実は、これらの学校には“筆記試験”以前の「抽選」というステップが設けられており、それを突破しなければ、いくら勉強をしても受験そのものができない仕組みになっている。つまり、いくら時間と費用をかけても「受けられないかもしれない」のが、国立附属小の現実なのだ。
この抽選制度の存在が、多くの家庭の姿勢を二分している。ある家庭は「抽選で受験できない可能性が高いなら、費用を抑えつつできる範囲で備えよう」と慎重に準備を進める。一方、「抽選に落ちたとしても、幼児期に身につけた力は中学受験にもつながる」として、本格的な教育を施そうとする家庭もある。

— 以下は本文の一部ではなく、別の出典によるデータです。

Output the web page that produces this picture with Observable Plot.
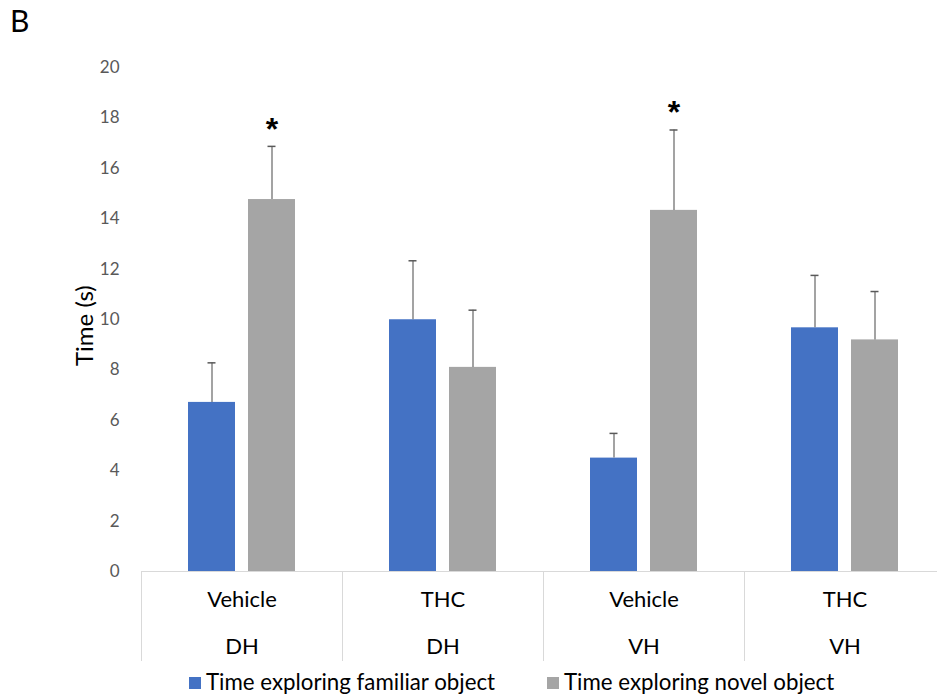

4月に行われた模擬試験後、あるセミナーで語られた父親の言葉が印象的だった。
「ペーパーの詰め込みではなく、将来につながる基礎力をつけたい。たとえ抽選で受験できなくても、学ぶ意味はあると信じています」
このような考え方は、今や珍しくないという。特に男子の場合、「小学校受験はしないが、中学受験に備えて幼児期からしっかり学ばせたい」という家庭が増えており、“受験しないのに学ぶ”という構図も珍しくなくなっている。
合格の先…「受かるため」から「将来につながる学び」へ
とはいえ、国立附属小の入試内容には、私立小学校とは異なる特徴がある。こぐま会代表 久野泰可氏によると、「たとえば筑波小の入試は図形問題が中心で非常に難易度が高い。一方、お茶の水小では『どうしてそう思いましたか?』という思考の言語化を求める問いが多く見られる」という。
この違いは何を意味しているのか。 久野氏によると、筑波小の問題は集中力や図形認識といった知的処理能力を重視しており、いわば旧来の知能テスト的な要素が色濃い。一方、お茶の水小は、思考過程を説明する力、つまり「ことばで考える力」に重きを置いているという。
「中学受験や大学入試でも“自分の考えを伝える力”は重要になります。ですから、お茶の水小の出題形式は、単なる小学校受験対策にとどまらず、将来に通じる力を問うていると言えます」と久野氏。近年の傾向として、図形の中でも特に「回転」や「重ね」など、より複雑な処理を求める問題が目立つようになってきたという。機械的な解法では対応できず、じっくりと考える力が必要とされる。こうした問題に触れること自体が、子どもたちの思考力を鍛える訓練にもなる。
さらに現場では、家庭での学習に限界を感じる声も少なくない。模擬試験参加者のなかには、市販の問題集などで独自に学んでいる家庭が多く見られたが、入試情報が手に入らない、正しい学習方法がわからないといった相談も多く寄せられたという。
一方で、「国立だけを志望していたが、併願で私立も検討したい。学び方を変える必要があるのか?」といった質問も寄せられていた。これについては、「私立と国立で学びの内容が根本的に異なるわけではなく、基礎を固めたうえで、学校別対策をとればよい」と久野氏。
こうした状況を見ても、今、国立小受験に向き合う家庭は、“合格そのもの”よりも“将来につながる教育”をどう受けさせるか、という視点で判断しているように見える。
幼児教育というと「早期教育」「詰め込み」といった批判的なイメージを持つ人もいるだろう。しかし、最近では「幼児期に思考力・表現力を養うことが、中学以降の学びの土台になる」と考える家庭が、静かに増えてきている。
たとえ試験が抽選で終わってしまっても、それまでの学びは決して無駄にはならない。むしろ、抽選があるからこそ、学びの本質が問われている──そんな時代に入っているのかもしれない。